The site has also been the location of major military celebrations. In May 1865, the Army of the Potomac and the Army of the Tennessee marched along Pennsylvania Avenue in a "Grand Review" before newly-sworn President Andrew Johnson in celebration of the end of the American Civil War. More than 200,000 soldiers passed in review. The procession was so massive it took two full days for both armies to pass. Admiral George Dewey, hero of the Battle of Manila Bay during the Spanish-American War, also led a parade up the avenue in 1899 after the United States' victory in that conflict. General John J. Pershing led the American Expeditionary Force in review up Pennsylvania Avenue in 1919 after the conclusion of World War I.

The area has also been the site of several important political protests. A protest march of 400 unemployed workers led by the populist Jacob Coxey occurred on Pennsylvania Avenue on April 30, 1894. The group became known as Coxey's Army, and this march was both the first significant popular protest march on Washington and also the first to receive national news coverage. On March 3, 1913, Alice Paul and led the National American Woman Suffrage Association (a women's rights organization and precursor to the League of Women Voters) in a parade up Pennsylvania Avenue in which they demanded the right to vote. The association was the largest and most important organization in the fight for women's suffrage in the United States. The march was a critical event in the successful fight for the right to vote. The women's rights march was strongly opposed by government officials, so when the association won the right to march it set a precedent under which almost any group could march on Pennsylvania Avenue. This precedent was exercised 12 years later. On August 7, 1925, about 40,000 members of the Ku Klux Klan marched on Pennsylvania Avenue. The march signified the height of the Klan's power in the United States, even as it was about to lose much of its strength.

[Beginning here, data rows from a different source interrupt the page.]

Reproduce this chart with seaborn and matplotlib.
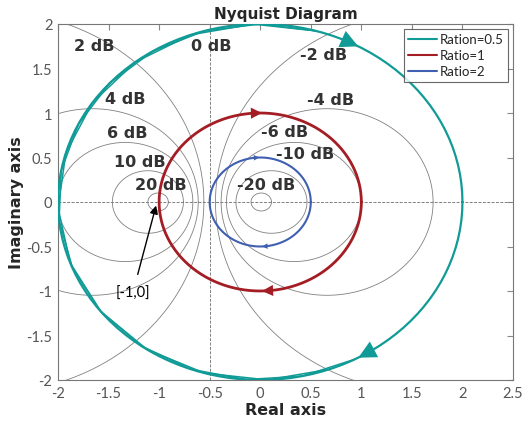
import numpy as np
import pandas as pd
import matplotlib
matplotlib.use("Agg")
import matplotlib.pyplot as plt
import seaborn as sns

# ---- data ----
ratios = [0.5, 1, 2]
series_labels = ["Ration=0.5", "Ratio=1", "Ratio=2"]
series_colors = ["#109b97", "#a51d24", "#3f5fb0"]
series_widths = [1.6, 2.0, 1.5]
# phase samples (degrees) of e^{-j*phase}/ratio ; teal has extra coarse passes on its left side
fine_phase = np.arange(0, 361, 3)
coarse_phase_a = np.arange(62, 296, 16)
coarse_phase_b = np.arange(70, 296, 18)
# arrow positions (phase degrees) on each curve
arrow_phase = {0.5: [-65, 57], 1: [-93, 85], 2: [-95, 84]}
arrow_scale = {0.5: 32, 1: 20, 2: 10}

m_levels_db = [20, 10, 6, 4, 2, -2, -4, -6, -10, -20]
m_label_text = ["2 dB", "0 dB", "-2 dB", "4 dB", "-4 dB", "6 dB", "-6 dB",
                "10 dB", "-10 dB", "20 dB", "-20 dB"]
m_label_x = [-1.64, -0.48, 0.63, -1.33, 0.70, -1.32, 0.24, -1.19, 0.44, -0.98, 0.06]
m_label_y = [1.76, 1.76, 1.66, 1.16, 1.15, 0.78, 0.79, 0.46, 0.54, 0.20, 0.20]

x_ticks = [-2, -1.5, -1, -0.5, 0, 0.5, 1, 1.5, 2, 2.5]
y_ticks = [-2, -1.5, -1, -0.5, 0, 0.5, 1, 1.5, 2]

# ---- figure ----
sns.set_style("white")
plt.rcParams['font.family'] = ['DejaVu Sans']
fig = plt.figure(figsize=(5.23, 4.27), dpi=100)
ax = fig.add_axes([58/523, 1-381/427, 455/523, 356/427])

grid_col = "#808080"
# M-circles
t = np.linspace(0, 2*np.pi, 400)
for db in m_levels_db:
    M = 10**(db/20)
    c = -M**2/(M**2-1)
    r = abs(M/(M**2-1))
    ax.plot(c + r*np.cos(t), r*np.sin(t), color=grid_col, lw=0.6, zorder=1)
ax.axvline(-0.5, color=grid_col, lw=0.7, ls=(0, (3, 1.5)), zorder=1)
ax.axhline(0, color=grid_col, lw=0.7, ls=(0, (3, 1.5)), zorder=1)

for lab, x, y in zip(m_label_text, m_label_x, m_label_y):
    ax.text(x, y, lab, ha="center", va="center", fontsize=11.5,
            fontweight="bold", color="#333333", zorder=2)

# Nyquist curves
def curve(ratio, phase_deg):
    g = np.exp(-1j*np.deg2rad(phase_deg))/ratio
    return pd.DataFrame({"re": g.real, "im": g.imag})

for ratio, lab, col, lw in zip(ratios, series_labels, series_colors, series_widths):
    d = curve(ratio, fine_phase)
    sns.lineplot(data=d, x="re", y="im", sort=False, estimator=None,
                 color=col, lw=lw, label=lab, ax=ax, zorder=3)
    if ratio == 0.5:
        for ph in (coarse_phase_a, coarse_phase_b):
            d2 = curve(ratio, ph)
            sns.lineplot(data=d2, x="re", y="im", sort=False, estimator=None,
                         color=col, lw=1.1, ax=ax, zorder=3, legend=False)
    for ph in arrow_phase[ratio]:
        p0 = np.exp(-1j*np.deg2rad(ph))/ratio
        p1 = np.exp(-1j*np.deg2rad(ph+4))/ratio
        ax.annotate("", xy=(p1.real, p1.imag), xytext=(p0.real, p0.imag),
                    arrowprops=dict(arrowstyle="-|>", color=col, lw=0,
                                    mutation_scale=arrow_scale[ratio],
                                    shrinkA=0, shrinkB=0), zorder=4)

# [-1,0] annotation
ax.annotate("[-1,0]", xy=(-1.03, -0.04), xytext=(-1.26, -1.02),
            ha="center", va="center", fontsize=10.5, color="black",
            fontfamily="Lato",
            arrowprops=dict(arrowstyle="-|>", color="black", lw=1.0,
                            mutation_scale=12, shrinkA=6, shrinkB=0), zorder=5)

ax.set_xlim(-2, 2.5)
ax.set_ylim(-2, 2)
ax.set_xticks(x_ticks)
ax.set_xticklabels([f"{v:g}" for v in x_ticks])
ax.set_yticks(y_ticks)
ax.set_yticklabels([f"{v:g}" for v in y_ticks])
ax.tick_params(direction="in", length=4, width=0.8, colors="#888888",
               labelcolor="#555555", labelsize=10.5, top=True, right=True,
               pad=4)
for lbl in ax.get_xticklabels() + ax.get_yticklabels():
    lbl.set_fontfamily("Lato")
for s in ax.spines.values():
    s.set_color("#777777")
    s.set_linewidth(0.8)

ax.set_title("Nyquist Diagram", fontsize=11, fontweight="bold", pad=4)
ax.set_xlabel("Real axis", fontsize=11.5, fontweight="bold", labelpad=2)
ax.set_ylabel("Imaginary axis", fontsize=11.5, fontweight="bold", labelpad=2)

leg = ax.legend(loc="upper right", frameon=True, fancybox=False,
                handlelength=2.2, handletextpad=0.2, borderpad=0.35,
                labelspacing=0.3, borderaxespad=0.35, prop={"family": "Lato", "size": 9.5})
leg.get_frame().set_edgecolor("#444444")
leg.get_frame().set_linewidth(0.8)
for line in leg.get_lines():
    line.set_linewidth(1.5)

fig.savefig("out.png", dpi=100)
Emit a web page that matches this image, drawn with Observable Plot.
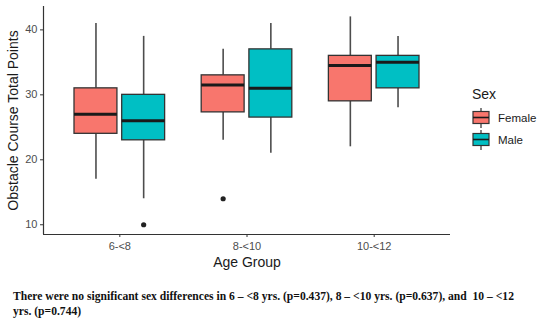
<!DOCTYPE html>
<html>
<head>
<meta charset="utf-8">
<script src="https://cdn.jsdelivr.net/npm/d3@7"></script>
<script src="https://cdn.jsdelivr.net/npm/@observablehq/plot@0.6"></script>
<style>
  html, body { margin: 0; padding: 0; background: #fff; }
  #wrap { position: relative; width: 550px; height: 326px; overflow: hidden; font-family: "Liberation Sans", Arial, sans-serif; }
  #chart { position: absolute; left: 0; top: 0; }
  #legend { position: absolute; left: 472px; top: 86px; }
  #legend .title { font-size: 14px; color: #1a1a1a; margin-bottom: 5px; }
  #legend .row { display: flex; align-items: center; height: 22px; }
  #legend .row span { font-size: 11.5px; color: #1a1a1a; margin-left: 8px; }
  #caption { position: absolute; left: 13px; top: 290px; width: 535px; font-family: "Liberation Serif", "Times New Roman", serif; font-weight: bold; font-size: 11.6px; line-height: 14.5px; color: #111; white-space: pre-wrap; }
</style>
</head>
<body>
<div id="wrap">
  <div id="chart"></div>
  <div id="legend"></div>
  <div id="caption"></div>
</div>
<script>
// ---- data ----
const ages = ["6-<8", "8-<10", "10-<12"];
const sexes = ["Female", "Male"];
const sexColors = ["#F8766D", "#00BFC4"];
const boxAge = ["6-<8", "6-<8", "8-<10", "8-<10", "10-<12", "10-<12"];
const boxSex = ["Female", "Male", "Female", "Male", "Female", "Male"];
const whiskerLow = [17, 14, 23, 21, 22, 28];
const q1 = [24, 23, 27.3, 26.5, 29, 31];
const median = [27, 26, 31.5, 31, 34.5, 35];
const q3 = [31, 30, 33, 37, 36, 36];
const whiskerHigh = [41, 39, 37, 41, 42, 39];
const outlierAge = ["6-<8", "8-<10"];
const outlierSex = ["Male", "Female"];
const outlierValue = [10, 14];
const yTicks = [10, 20, 30, 40];
const xTitle = "Age Group";
const yTitle = "Obstacle Course Total Points";
const legendTitle = "Sex";
const captionLines = [
  "There were no significant sex differences in 6 \u2013 <8 yrs. (p=0.437), 8 \u2013 <10 yrs. (p=0.637), and  10 \u2013 <12",
  "yrs. (p=0.744)"
];

// ---- layout params ----
const dodge = 0.1875;      // half of ggplot dodge width 0.75
const halfBox = 0.16875;   // half box width
const xDomain = [-0.6, ages.length - 1 + 0.6];
const yDomain = [8.5, 43.6];

const pos = (age, sex) => ages.indexOf(age) + (sex === sexes[0] ? -dodge : dodge);

const boxes = boxAge.map((a, i) => ({
  age: a, sex: boxSex[i], lo: whiskerLow[i], q1: q1[i], med: median[i], q3: q3[i], hi: whiskerHigh[i],
  x: pos(a, boxSex[i])
}));
const outliers = outlierAge.map((a, i) => ({ age: a, sex: outlierSex[i], v: outlierValue[i], x: pos(a, outlierSex[i]) }));

const plot = Plot.plot({
  width: 550,
  height: 270,
  marginLeft: 43,
  marginRight: 100,
  marginTop: 6,
  marginBottom: 36,
  style: { fontFamily: "Liberation Sans, Arial, sans-serif", background: "#fff", overflow: "visible" },
  x: { domain: xDomain, axis: null },
  y: { domain: yDomain, axis: null },
  color: { domain: sexes, range: sexColors },
  marks: [
    // whiskers
    Plot.ruleX(boxes, { x: "x", y1: "lo", y2: "q1", stroke: "#4d4d4d", strokeWidth: 1.6 }),
    Plot.ruleX(boxes, { x: "x", y1: "q3", y2: "hi", stroke: "#4d4d4d", strokeWidth: 1.6 }),
    // boxes
    Plot.rect(boxes, { x1: d => d.x - halfBox, x2: d => d.x + halfBox, y1: "q1", y2: "q3", fill: "sex", stroke: "#333", strokeWidth: 1.3 }),
    // medians
    Plot.ruleY(boxes, { y: "med", x1: d => d.x - halfBox, x2: d => d.x + halfBox, stroke: "#1a1a1a", strokeWidth: 3 }),
    // outliers
    Plot.dot(outliers, { x: "x", y: "v", r: 2.6, fill: "#222", stroke: "none" }),
    // axis lines
    Plot.ruleY([yDomain[0]], { stroke: "#333", strokeWidth: 1.2 }),
    Plot.ruleX([xDomain[0]], { stroke: "#333", strokeWidth: 1.2 }),
    // axes
    Plot.axisX(ages.map((a, i) => i), { tickFormat: i => ages[i], tickSize: 3, tickPadding: 5, fontSize: 11, color: "#4d4d4d", stroke: "#333", label: null }),
    Plot.axisY(yTicks, { tickSize: 3, tickPadding: 3, fontSize: 11, color: "#4d4d4d", stroke: "#333", label: null }),
    // axis titles
    Plot.text([xTitle], { frameAnchor: "bottom", dy: 28, lineAnchor: "middle", fontSize: 14, fill: "#1a1a1a" }),
    Plot.text([yTitle], { frameAnchor: "left", dx: -30, rotate: -90, textAnchor: "middle", fontSize: 14, fill: "#1a1a1a" })
  ]
});
document.getElementById("chart").appendChild(plot);

// legend
const legend = document.getElementById("legend");
const t = document.createElement("div");
t.className = "title";
t.textContent = legendTitle;
legend.appendChild(t);
sexes.forEach((s, i) => {
  const row = document.createElement("div");
  row.className = "row";
  const ns = "http://www.w3.org/2000/svg";
  const svg = document.createElementNS(ns, "svg");
  svg.setAttribute("width", 18);
  svg.setAttribute("height", 20);
  const wl = document.createElementNS(ns, "line");
  wl.setAttribute("x1", 9); wl.setAttribute("x2", 9); wl.setAttribute("y1", 0); wl.setAttribute("y2", 20);
  wl.setAttribute("stroke", "#4d4d4d"); wl.setAttribute("stroke-width", 1.4);
  const r = document.createElementNS(ns, "rect");
  r.setAttribute("x", 1); r.setAttribute("y", 3.5); r.setAttribute("width", 16); r.setAttribute("height", 12);
  r.setAttribute("fill", sexColors[i]); r.setAttribute("stroke", "#333"); r.setAttribute("stroke-width", 1.2);
  const m = document.createElementNS(ns, "line");
  m.setAttribute("x1", 1); m.setAttribute("x2", 17); m.setAttribute("y1", 9.5); m.setAttribute("y2", 9.5);
  m.setAttribute("stroke", "#1a1a1a"); m.setAttribute("stroke-width", 1.6);
  svg.appendChild(wl); svg.appendChild(r); svg.appendChild(m);
  row.appendChild(svg);
  const lab = document.createElement("span");
  lab.textContent = s;
  row.appendChild(lab);
  legend.appendChild(row);
});

// caption
document.getElementById("caption").textContent = captionLines.join("\n");
</script>
</body>
</html>
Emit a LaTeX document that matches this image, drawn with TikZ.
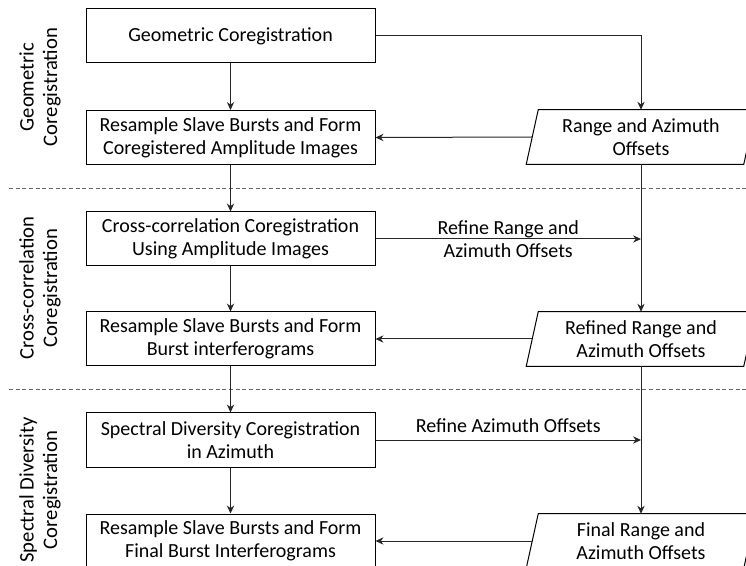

Another major demonstration on the avenue led to tragedy. In June 1932, thousands of homeless World War I veterans, their families, and their supporters occupied the recently-condemned assemblage of buildings at the Federal Triangle construction site between 6th and 9th Streets NW as part of the Bonus March on the capital to win better veterans' benefits. When the "Bonus Army" was granted the right to march down Pennsylvania Avenue, it transformed the protestors in the eyes of most Americans from rabble-rousers to patriots seeking fairness. On July 28, 1932, President Herbert Hoover ordered General Douglas MacArthur to remove the Bonus Army from the site. At 4:45 p.m., MacArthur led a battalion of infantry, a squadron of cavalry, and six battle tanks (commanded by Major George S. Patton) down Pennsylvania Avenue to remove the Bonus Army. More than 20,000 civil service workers (leaving their offices for the day) watched as the U.S. Army attacked its own veterans. A Bonus marcher was killed on the site of the Apex Building, and the Federal Triangle site was cleared of the Bonus Army.

The site carries such importance that on occasion the mere threat of a march down Pennsylvania Avenue has been able to secure political change. For example, in 1941 the labor and civil rights leader A. Phillip Randolph proposed a march on Washington, D.C., by 100,000 African American men to pressure the United States government into establishing protections against discrimination. President Franklin D. Roosevelt attempted to persuade Randolph to call off the march, worried it would harm defense mobilization, but Randolph refused. Roosevelt subsequently issued Executive Order 8802, which established the Fair Employment Practices Committee and banned discrimination in defense contracts. The march was called off. Historian Andrew E. Kersten has called Randolph's March on Washington "the most significant nonevent in American history."